Often the hardest part of adapting a novel isn’t figuring out how to transfer the story to the big screen, it’s finding a way to carry across all the subtle nuances that make a novel more than just a collection of events. Or at least, you’d be forgiven for thinking that after watching this adaptation of Madame Bovary, a film that manages to convey the basic thrust of Gustave Falubert’s novel firmly and clearly yet somehow misses out on everything that brings the story to life.
Brought up in a convent after the death of her mother and married off to a country doctor she’s never before met, Emma Bovary (Mia Wasikowska) does her best to be a good wife. But rural France in the 19th century isn’t exactly a hotbed of excitement, and with her husband (Henry Lloyd-Hughes) rapidly revealed to be the dullest man alive, it’s not long before she turns to home decoration to keep herself amused.
A young law clerk (Ezra Miller) professes his love, then leaves town when she rebuffs him. When a local nobleman (Logan Marshall-Green) does the same, she’s learnt enough to return his affections. Meanwhile, her decorating and fondness for fashion has her getting into serious debt with a local store owner (Rhys Ifans); any sense that her life is spiralling out of control is fully justified.

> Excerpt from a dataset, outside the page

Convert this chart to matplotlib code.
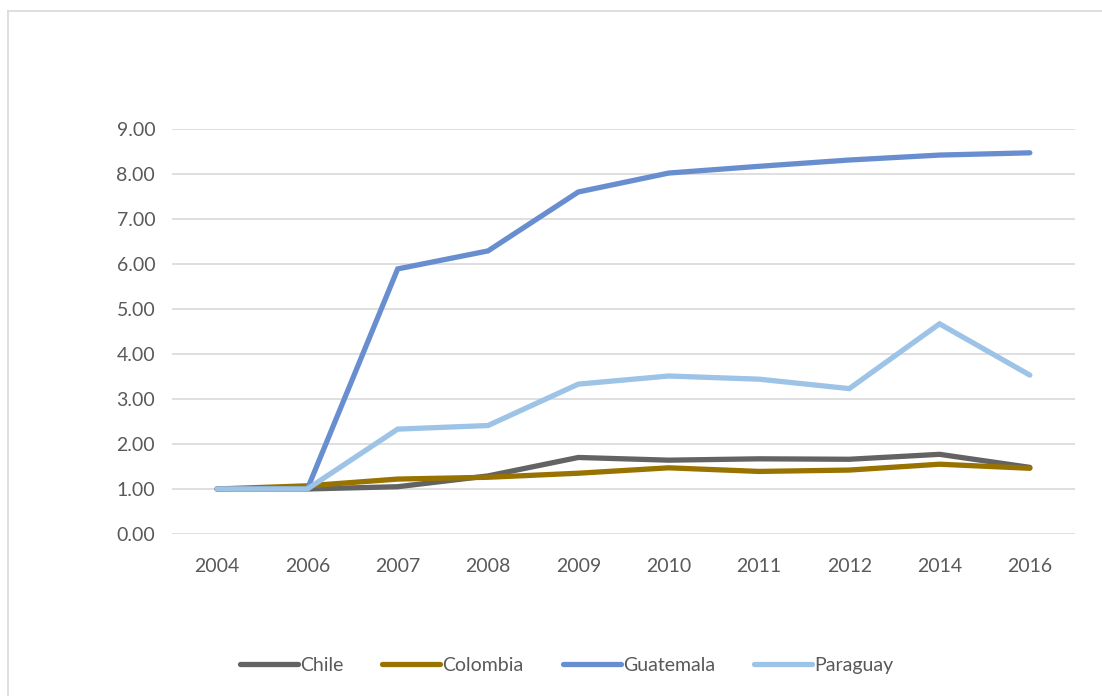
import matplotlib.pyplot as plt
from matplotlib.lines import Line2D

years = ['2004', '2006', '2007', '2008', '2009', '2010', '2011', '2012', '2014', '2016']
chile = [1.00, 1.00, 1.05, 1.29, 1.70, 1.64, 1.67, 1.66, 1.77, 1.48]
colombia = [1.00, 1.07, 1.22, 1.26, 1.35, 1.47, 1.39, 1.42, 1.55, 1.46]
guatemala = [1.00, 1.00, 5.89, 6.29, 7.60, 8.02, 8.17, 8.31, 8.42, 8.47]
paraguay = [1.00, 1.00, 2.33, 2.41, 3.33, 3.51, 3.44, 3.23, 4.67, 3.53]

plt.rcParams['font.family'] = ['Lato', 'DejaVu Sans']

fig = plt.figure(figsize=(11.02, 6.96), dpi=100)
ax = fig.add_axes([0.156, 0.2328, 0.8195, 0.5819])

x = range(len(years))
lw = 3.8
ax.plot(x, chile, color='#636363', lw=lw, solid_capstyle='round', solid_joinstyle='miter', label='Chile')
ax.plot(x, colombia, color='#997300', lw=lw, solid_capstyle='round', solid_joinstyle='miter', label='Colombia')
ax.plot(x, guatemala, color='#698ED0', lw=lw, solid_capstyle='round', solid_joinstyle='miter', label='Guatemala')
ax.plot(x, paraguay, color='#9DC3E6', lw=lw, solid_capstyle='round', solid_joinstyle='miter', label='Paraguay')

ax.set_xlim(-0.5, len(years) - 0.5)
ax.set_ylim(0, 9)
ax.set_yticks(range(10))
ax.set_yticklabels(['%.2f' % v for v in range(10)])
ax.set_xticks(list(x))
ax.set_xticklabels(years)
ax.tick_params(length=0, labelsize=14, colors='#595959', pad=12)
ax.tick_params(axis='x', pad=17)
ax.grid(axis='y', color='#D9D9D9', lw=1.2)
ax.set_axisbelow(True)
for s in ax.spines.values():
    s.set_visible(False)

fig.legend(loc='center', bbox_to_anchor=(0.514, 0.044), ncol=4, frameon=False,
           fontsize=14, labelcolor='#595959', handlelength=3.0, handletextpad=0.1,
           columnspacing=2.0)

# chart border
fig.add_artist(Line2D([0.0073, 0.0073], [0, 0.984], color='#D9D9D9', lw=1.2))
fig.add_artist(Line2D([0.0073, 1.0], [0.984, 0.984], color='#D9D9D9', lw=1.2))

fig.savefig('out.png', dpi=100)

Despite strong performances and a lot of beautiful countryside, this is a surprisingly lifeless effort that rarely evokes the boredom and confinement that motivates Emma Bovary’s actions. Without that, she’s just a wilful woman who can’t see the trap she’s made for herself. There’s passing pleasure to be had in watching her decline and fall, but for all the skill and care that’s gone into this film, it lacks the heart – or even just the basic sympathy – required to bring it to life.